Colossians 3:11...……….
“Here there is no Greek or Jew, circumcised or uncircumcised, barbarian, Scythian, slave or free, but Christ is all, and is in all.”

However, some passages of the Bible seem to accept slavery. Why is that? Mainly because ancient slavery (generally indentured servitude) was very different than modern slavery which is what you have stated and I agree with...…….
  • It was not based on skin color.
  • Often it was voluntary, poor people who couldn’t provide for their families or repay debts would put themselves under the rule of another.
  • Indeed slaves could own land and property, and some were doctors and lawyers.

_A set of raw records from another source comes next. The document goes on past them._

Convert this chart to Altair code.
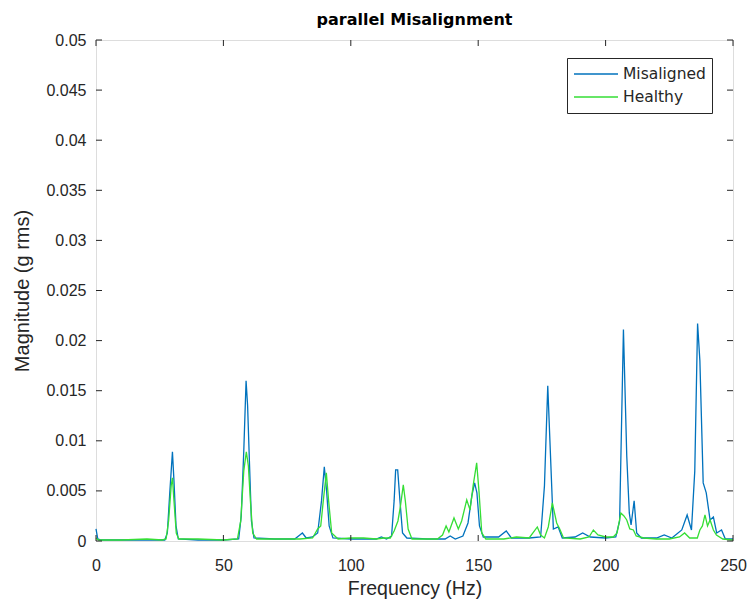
import altair as alt
import pandas as pd

# ---- data ----
freq_mis = [0, 0.7, 2, 10, 20, 27, 28, 29, 30, 30.6, 31.4, 32.3, 40, 50, 56, 57, 58, 58.9, 59.5, 60.2, 61, 62,
            70, 78, 80, 81, 82.5, 85, 87, 88.5, 89.6, 90.5, 91.5, 93, 100, 110, 112, 114, 116, 117, 117.6, 118.4,
            119.3, 120.3, 122, 130, 137, 139, 141, 144, 146, 147.5, 148.6, 149.5, 150.5, 152, 158, 161, 163, 170,
            174.5, 176, 177.3, 178.3, 179.5, 181.4, 183, 188, 191, 194, 200, 204, 205.5, 207, 208.3, 209.3, 210,
            211.2, 212.2, 214, 220, 223, 226, 229.9, 232, 233.7, 235, 236.1, 237, 238.3, 239.5, 241, 242.3, 243.6,
            245.5, 247, 250]
mag_mis = [0.0012, 0.0002, 0.0001, 0.0001, 0.0001, 0.0001, 0.0008, 0.005, 0.0089, 0.006, 0.0015, 0.0002, 0.0001,
           0.0001, 0.0002, 0.0025, 0.009, 0.016, 0.0135, 0.008, 0.002, 0.0003, 0.0002, 0.0002, 0.0006, 0.0008,
           0.0003, 0.0004, 0.0008, 0.004, 0.0074, 0.005, 0.0015, 0.0003, 0.0002, 0.0002, 0.0004, 0.0002, 0.0005,
           0.004, 0.0071, 0.0071, 0.004, 0.0008, 0.0003, 0.0002, 0.0002, 0.0005, 0.0002, 0.0005, 0.0018, 0.0045,
           0.0058, 0.0048, 0.0015, 0.0004, 0.0004, 0.001, 0.0003, 0.0003, 0.0004, 0.0055, 0.0155, 0.009, 0.0012,
           0.0014, 0.0003, 0.0004, 0.0008, 0.0004, 0.0003, 0.0004, 0.002, 0.0211, 0.0085, 0.0028, 0.0016, 0.004,
           0.0008, 0.0003, 0.0003, 0.0006, 0.0003, 0.0011, 0.0026, 0.0011, 0.007, 0.0217, 0.018, 0.0058, 0.0048,
           0.0021, 0.0024, 0.0008, 0.0011, 0.0002, 0.0002]

freq_h = [0, 1, 10, 20, 26, 27.5, 28.5, 29.5, 30, 30.6, 31.5, 32.5, 40, 50, 55.5, 56.8, 58, 59, 59.8, 60.6, 61.5,
          63, 70, 80, 85, 87, 88.2, 89.2, 90.4, 91.3, 92.5, 95, 100, 105, 110, 113, 115.5, 117, 118.5, 119.5,
          120.6, 121.4, 122.5, 124, 130, 134, 136, 137.4, 138.5, 140.5, 142.2, 143.5, 145.5, 146.8, 148, 149.4,
          150.3, 151.4, 153, 160, 165, 170, 173.2, 174.5, 176, 177.5, 179.1, 180.8, 182, 183.5, 190, 193.5, 195.2,
          197, 200, 203, 204.5, 206, 207.2, 208.3, 209.5, 210.9, 212, 215, 220, 225, 229, 231, 233, 236, 237, 238,
          239, 240, 241, 242.3, 243.5, 246, 250]
mag_h = [0.0003, 0.0001, 0.0001, 0.0002, 0.0001, 0.0002, 0.002, 0.0055, 0.0063, 0.004, 0.0008, 0.0002, 0.0002,
         0.0001, 0.0002, 0.002, 0.007, 0.0089, 0.0075, 0.004, 0.0008, 0.0002, 0.0002, 0.0002, 0.0003, 0.0012,
         0.0015, 0.004, 0.0068, 0.004, 0.0008, 0.0002, 0.0003, 0.0003, 0.0002, 0.0003, 0.0003, 0.001, 0.002,
         0.0035, 0.0056, 0.004, 0.0012, 0.0002, 0.0002, 0.0002, 0.0006, 0.0015, 0.0009, 0.0023, 0.0012, 0.002,
         0.0041, 0.0031, 0.0055, 0.0078, 0.005, 0.0008, 0.0002, 0.0002, 0.0004, 0.0003, 0.0014, 0.0006, 0.0003,
         0.0014, 0.0038, 0.0018, 0.0012, 0.0003, 0.0002, 0.0004, 0.0011, 0.0006, 0.0004, 0.0004, 0.0008, 0.0028,
         0.0025, 0.0021, 0.0012, 0.0011, 0.0005, 0.0003, 0.0002, 0.0002, 0.0004, 0.0008, 0.0003, 0.0003, 0.0011,
         0.0015, 0.0026, 0.0015, 0.0021, 0.0011, 0.0006, 0.0002, 0.0001]

series = ["Misaligned", "Healthy"]
colors = ["#0072BD", "#35DE35"]
x_ticks = [0, 50, 100, 150, 200, 250]
y_ticks = [0, 0.005, 0.01, 0.015, 0.02, 0.025, 0.03, 0.035, 0.04, 0.045, 0.05]

W, H = 637, 501
FONT = "DejaVu Sans"
INK = "#262626"

df_mis = pd.DataFrame({"f": freq_mis, "m": mag_mis, "s": series[0]})
df_h = pd.DataFrame({"f": freq_h, "m": mag_h, "s": series[1]})
df_xt = pd.DataFrame({"t": x_ticks})
df_yt = pd.DataFrame({"t": y_ticks})

xs = alt.Scale(domain=[0, 250], nice=False, zero=False)
ys = alt.Scale(domain=[0, 0.05], nice=False)
cs = alt.Scale(domain=series, range=colors)

x_enc = alt.X("f:Q", scale=xs, title="Frequency (Hz)",
              axis=alt.Axis(values=x_ticks, format="d", grid=False, domain=False, ticks=False,
                            labelFlush=False, labelFontSize=16, titleFontSize=19.5, labelPadding=16,
                            titlePadding=6, labelColor=INK, titleColor=INK, titleFontWeight="normal"))
y_enc = alt.Y("m:Q", scale=ys, title="Magnitude (g rms)",
              axis=alt.Axis(values=y_ticks, format="~g", grid=False, domain=False, ticks=False,
                            labelFlush=False, labelFontSize=16, titleFontSize=20, labelPadding=10,
                            titleAngle=270, titleAlign="center", titleBaseline="middle",
                            titleX=-74, titleY=H / 2,
                            labelColor=INK, titleColor=INK, titleFontWeight="normal"))
legend = alt.Legend(title=None, orient="none", legendX=471, legendY=18, strokeColor=INK,
                    fillColor="white", padding=6, symbolType="stroke", symbolSize=1936,
                    symbolStrokeWidth=1.3, labelFontSize=15.5, labelFont=FONT, labelColor=INK,
                    clipHeight=20, rowPadding=3, labelOffset=4)

line_mis = alt.Chart(df_mis).mark_line(strokeWidth=1.3).encode(
    x=x_enc, y=y_enc, color=alt.Color("s:N", scale=cs, legend=legend))
line_h = alt.Chart(df_h).mark_line(strokeWidth=1.3).encode(
    x=alt.X("f:Q", scale=xs), y=alt.Y("m:Q", scale=ys), color=alt.Color("s:N", scale=cs, legend=legend))

tick_len = 6
xt_bot = alt.Chart(df_xt).mark_rule(color=INK).encode(
    x=alt.X("t:Q", scale=xs), y=alt.value(H), y2=alt.value(H - tick_len))
xt_top = alt.Chart(df_xt).mark_rule(color=INK).encode(
    x=alt.X("t:Q", scale=xs), y=alt.value(0), y2=alt.value(tick_len))
yt_left = alt.Chart(df_yt).mark_rule(color=INK).encode(
    y=alt.Y("t:Q", scale=ys), x=alt.value(0), x2=alt.value(tick_len))
yt_right = alt.Chart(df_yt).mark_rule(color=INK).encode(
    y=alt.Y("t:Q", scale=ys), x=alt.value(W), x2=alt.value(W - tick_len))

chart = alt.layer(line_mis, line_h, xt_bot, xt_top, yt_left, yt_right).properties(
    width=W, height=H,
    title=alt.TitleParams("parallel Misalignment", fontSize=16, fontWeight="bold", font=FONT,
                          color="black", offset=4, anchor="middle"),
    autosize=alt.AutoSizeParams(type="none"),
    padding={"left": 96, "top": 40, "right": 14, "bottom": 64},
).configure_view(stroke=INK, strokeWidth=1).configure_axis(
    labelFont=FONT, titleFont=FONT
).configure(background="white")

chart.save("out.html", embed_options={"renderer": "svg", "actions": False})
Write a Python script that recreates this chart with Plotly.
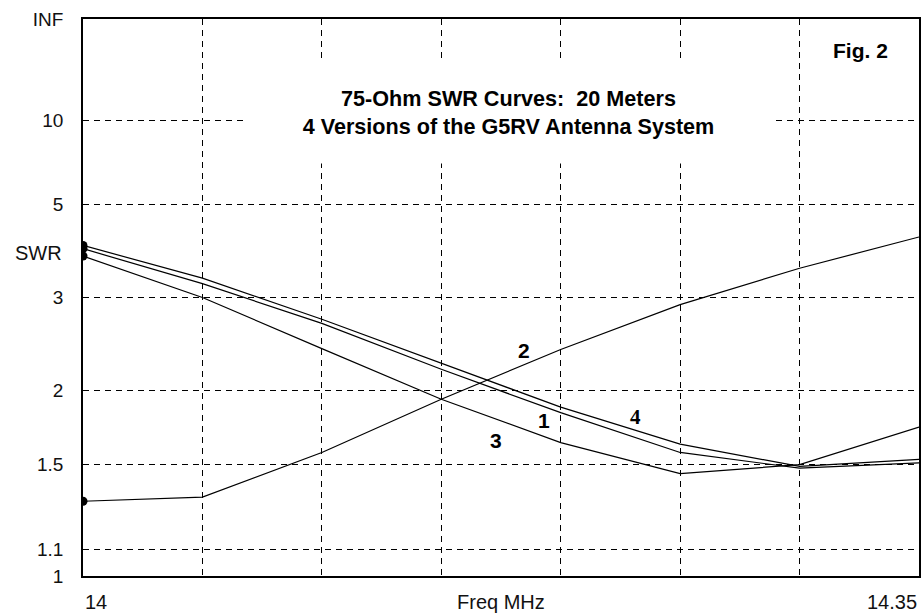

  • Some chose to remain slaves permanently because they liked their masters.
  • A king’s subjects could be called his ‘slaves’.
Agreed. The Bible is clear that chattel slavery is punishable by death. As that is repeatedly the case and forbidden by God, any intent to countermand that by man's desire to uphold chattel slavery as a practice of the Jews is not of God. The motivation therefore is not scholarship related to scripture nor can it be defended nor upheld by even lay understanding of scripture.